I’ve found myself thinking a lot lately about the concept of building on success. If you value clarity and confidence in your agility dog’s performance, you’ll want to bake clarity and confidence into their behaviors from the start. But so many well-meaning trainers are baking questions into their behaviors instead.
We see the dog was sort of successful or they didn’t technically fail, and we accept that as good enough and move on. The dog continues to be sort of successful. We’re able to catch most of their failures and prevent the collection of reinforcement. So we continue to move on. Next thing we know we’re weeks or months into a training project wondering why all that time invested hasn’t paid off in the reliable, consistent behavior we set out to create.
Maybe we’re impatient. Maybe we don’t know what clarity and confidence in that behavior would look like. Maybe we DO know, but don’t believe we’re capable of creating it. (You are! And so is your dog!)

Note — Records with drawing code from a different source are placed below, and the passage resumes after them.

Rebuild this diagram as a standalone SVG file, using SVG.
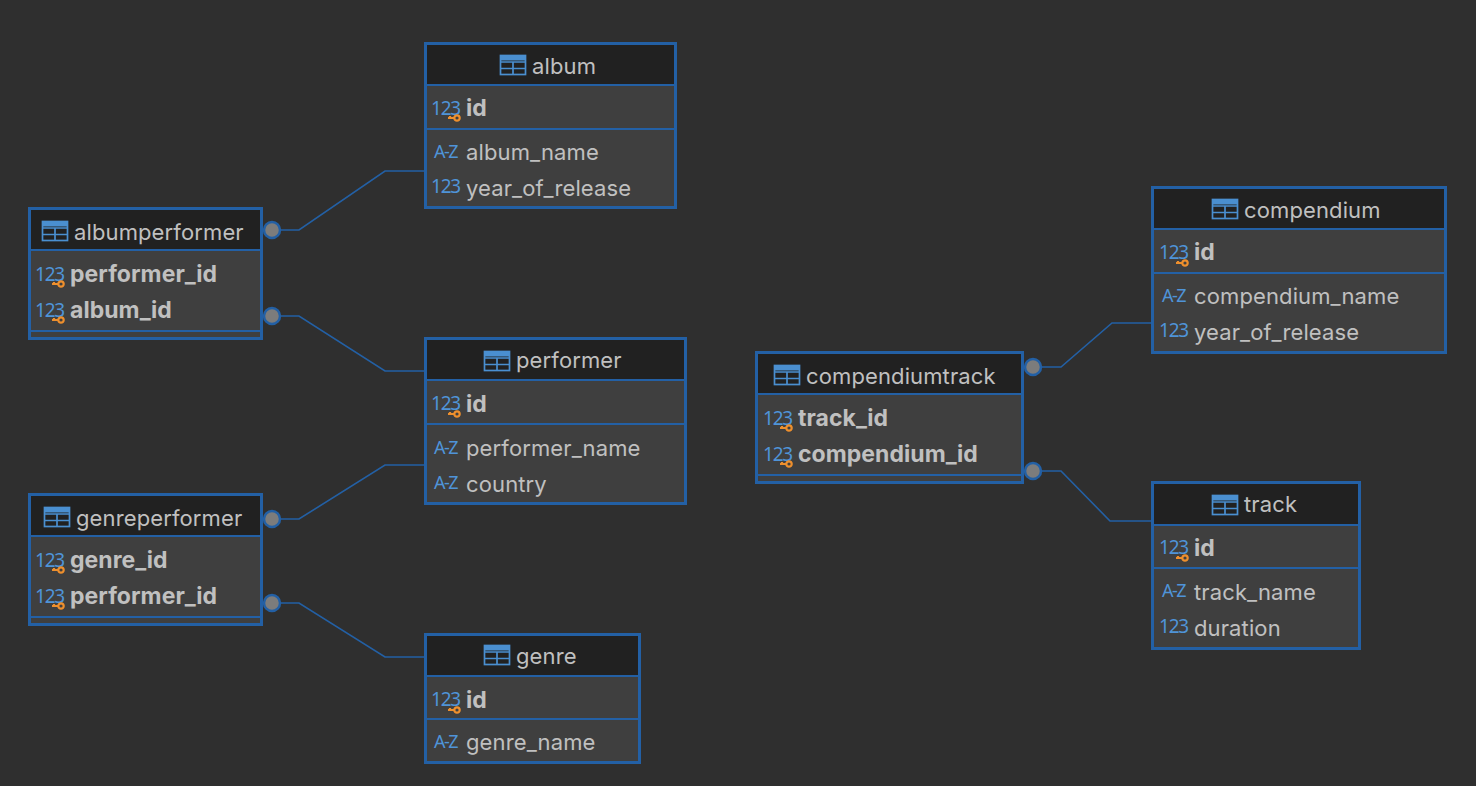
<svg xmlns="http://www.w3.org/2000/svg" width="1476" height="786" viewBox="0 0 1476 786">
<style>
.box{fill:#3f3f3f;stroke:#2360a5;stroke-width:3}
.hd{fill:#212121}
.div{stroke:#2360a5;stroke-width:2;fill:none}
.t{font-family:Inter,"Noto Sans",sans-serif;font-size:22px;fill:#c0c0c0;letter-spacing:.12px}
.b{font-weight:700;font-size:23px;letter-spacing:.05px}
.ic{font-family:"Noto Sans",sans-serif;font-size:19px;fill:#4f94d8}
.n{letter-spacing:-1.200px}
.a{letter-spacing:-1.500px;font-size:18px}
.ict{fill:none;stroke:#4a8fd0;stroke-width:1.700}
.key{fill:none;stroke:#ee8f2d;stroke-width:2.200}
.cn{fill:none;stroke:#2360a5;stroke-width:1.600}
.dot{fill:#7c7c7c;stroke:#2360a5;stroke-width:2.500}
</style>
<defs>
<g id="tbl"><rect x="0" y="0" width="25" height="19" class="ict"/><path d="M0 6.500H25M0 13H25M12.500 6.500V19" class="ict"/><rect x="0" y="0" width="25" height="5" fill="#4a8fd0"/></g>
<g id="key"><circle cx="6" cy="3" r="2.700" class="key"/><path d="M3.500 3H-3M-1 3V1" class="key"/></g>
</defs>
<rect width="1476" height="786" fill="#2f2f2f"/>
<g id="connectors">
<path class="cn" d="M272 230H299L385 171H425"/>
<path class="cn" d="M272 316H299L385 371H425"/>
<path class="cn" d="M272 519H299L385 465H425"/>
<path class="cn" d="M272 603H299L385 657H425"/>
<path class="cn" d="M1033 367H1061L1112 323H1152"/>
<path class="cn" d="M1033 471H1061L1110 521H1152"/>
<circle class="dot" cx="272" cy="230" r="8"/>
<circle class="dot" cx="272" cy="316" r="8"/>
<circle class="dot" cx="272" cy="519" r="8"/>
<circle class="dot" cx="272" cy="603" r="8"/>
<circle class="dot" cx="1033" cy="367" r="8"/>
<circle class="dot" cx="1033" cy="471" r="8"/>
</g>
<g id="album">
<rect class="box" x="425.500" y="43.500" width="250" height="164"/><rect class="hd" x="427" y="45" width="247" height="40"/>
<path class="div" d="M426 85H675M426 129H675"/>
<use href="#tbl" x="500.500" y="55.500"/><text class="t" x="532" y="74">album</text>
<text class="ic n" x="431" y="115">123</text><use href="#key" x="451" y="115"/><text class="t b" x="466" y="116">id</text>
<text class="ic a" x="434" y="158">A-Z</text><text class="t" x="466" y="160">album_name</text>
<text class="ic n" x="431" y="193">123</text><text class="t" x="466" y="196">year_of_release</text>
</g>
<g id="albumperformer">
<rect class="box" x="29.500" y="208.500" width="232" height="130"/><rect class="hd" x="31" y="210" width="229" height="40"/>
<path class="div" d="M30 250H261M30 331H261"/>
<use href="#tbl" x="42.500" y="221.500"/><text class="t" x="74" y="240">albumperformer</text>
<text class="ic n" x="35" y="281">123</text><use href="#key" x="55" y="281"/><text class="t b" x="70" y="282">performer_id</text>
<text class="ic n" x="35" y="317">123</text><use href="#key" x="55" y="317"/><text class="t b" x="70" y="318">album_id</text>
</g>
<g id="performer">
<rect class="box" x="425.500" y="338.500" width="260" height="165"/><rect class="hd" x="427" y="340" width="257" height="40"/>
<path class="div" d="M426 380H685M426 424H685"/>
<use href="#tbl" x="484.500" y="351.500"/><text class="t" x="516" y="368">performer</text>
<text class="ic n" x="431" y="410">123</text><use href="#key" x="451" y="411"/><text class="t b" x="466" y="412">id</text>
<text class="ic a" x="434" y="454">A-Z</text><text class="t" x="466" y="456">performer_name</text>
<text class="ic a" x="434" y="489">A-Z</text><text class="t" x="466" y="492">country</text>
</g>
<g id="genreperformer">
<rect class="box" x="29.500" y="494.500" width="232" height="130"/><rect class="hd" x="31" y="496" width="229" height="40"/>
<path class="div" d="M30 536H261M30 617H261"/>
<use href="#tbl" x="44.500" y="507.500"/><text class="t" x="76" y="526">genreperformer</text>
<text class="ic n" x="35" y="567">123</text><use href="#key" x="55" y="567"/><text class="t b" x="70" y="568">genre_id</text>
<text class="ic n" x="35" y="603">123</text><use href="#key" x="55" y="603"/><text class="t b" x="70" y="604">performer_id</text>
</g>
<g id="genre">
<rect class="box" x="425.500" y="634.500" width="214" height="128"/><rect class="hd" x="427" y="636" width="211" height="40"/>
<path class="div" d="M426 676H639M426 719H639"/>
<use href="#tbl" x="484.500" y="645.500"/><text class="t" x="516" y="664">genre</text>
<text class="ic n" x="431" y="706">123</text><use href="#key" x="451" y="707"/><text class="t b" x="466" y="708">id</text>
<text class="ic a" x="434" y="748">A-Z</text><text class="t" x="466" y="750">genre_name</text>
</g>
<g id="compendiumtrack">
<rect class="box" x="756.500" y="352.500" width="266" height="130"/><rect class="hd" x="758" y="354" width="263" height="40"/>
<path class="div" d="M757 394H1022M757 475H1022"/>
<use href="#tbl" x="774.500" y="365.500"/><text class="t" x="806" y="384">compendiumtrack</text>
<text class="ic n" x="763" y="425">123</text><use href="#key" x="783" y="425"/><text class="t b" x="798" y="426">track_id</text>
<text class="ic n" x="763" y="461">123</text><use href="#key" x="783" y="461"/><text class="t b" x="798" y="462">compendium_id</text>
</g>
<g id="compendium">
<rect class="box" x="1152.500" y="187.500" width="293" height="165"/><rect class="hd" x="1154" y="189" width="290" height="40"/>
<path class="div" d="M1153 229H1445M1153 273H1445"/>
<use href="#tbl" x="1212.500" y="199.500"/><text class="t" x="1244" y="218">compendium</text>
<text class="ic n" x="1159" y="259">123</text><use href="#key" x="1179" y="260"/><text class="t b" x="1194" y="260">id</text>
<text class="ic a" x="1162" y="302">A-Z</text><text class="t" x="1194" y="304">compendium_name</text>
<text class="ic n" x="1159" y="337">123</text><text class="t" x="1194" y="340">year_of_release</text>
</g>
<g id="track">
<rect class="box" x="1152.500" y="482.500" width="207" height="166"/><rect class="hd" x="1154" y="484" width="204" height="41"/>
<path class="div" d="M1153 525H1359M1153 568H1359"/>
<use href="#tbl" x="1212.500" y="495.500"/><text class="t" x="1244" y="512">track</text>
<text class="ic n" x="1159" y="554">123</text><use href="#key" x="1179" y="555"/><text class="t b" x="1194" y="556">id</text>
<text class="ic a" x="1162" y="597">A-Z</text><text class="t" x="1194" y="600">track_name</text>
<text class="ic n" x="1159" y="633">123</text><text class="t" x="1194" y="636">duration</text>
</g>
</svg>
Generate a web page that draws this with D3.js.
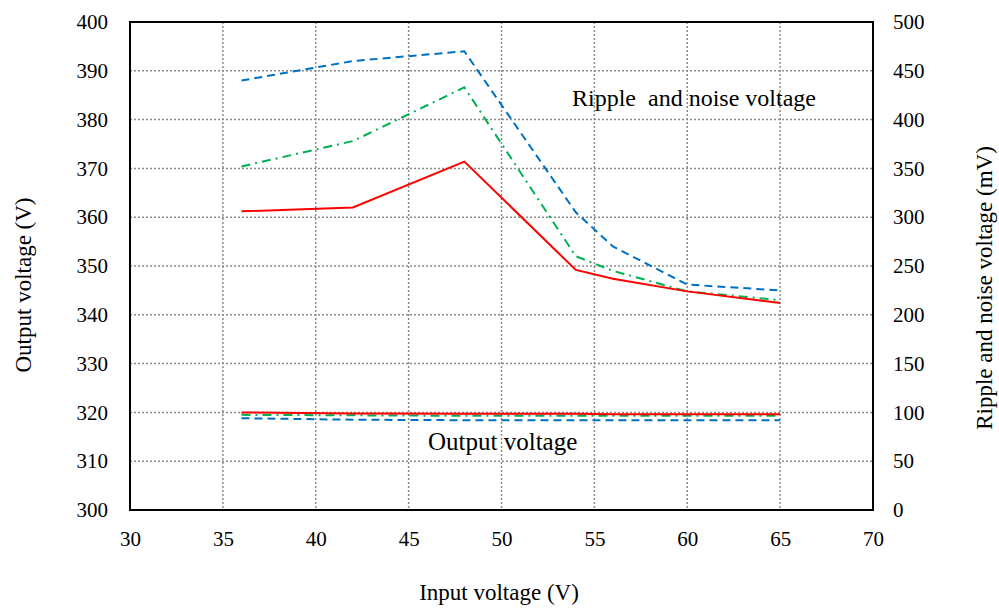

Whatever the reason, I implore you to try going slower. Build on clarity and confidence, not JUST success. Pay attention to the little things you don’t really want to see in the finished behavior — the head checks or hesitation or hints of stalkiness. Take the time to problem-solve with your dog so you can train the behavior you WANT.
Because clarity and confidence are KEY to independent behaviors that hold up in a variety of conditions, under the pressure of competition, and over time. If that matters to you, don’t settle for less.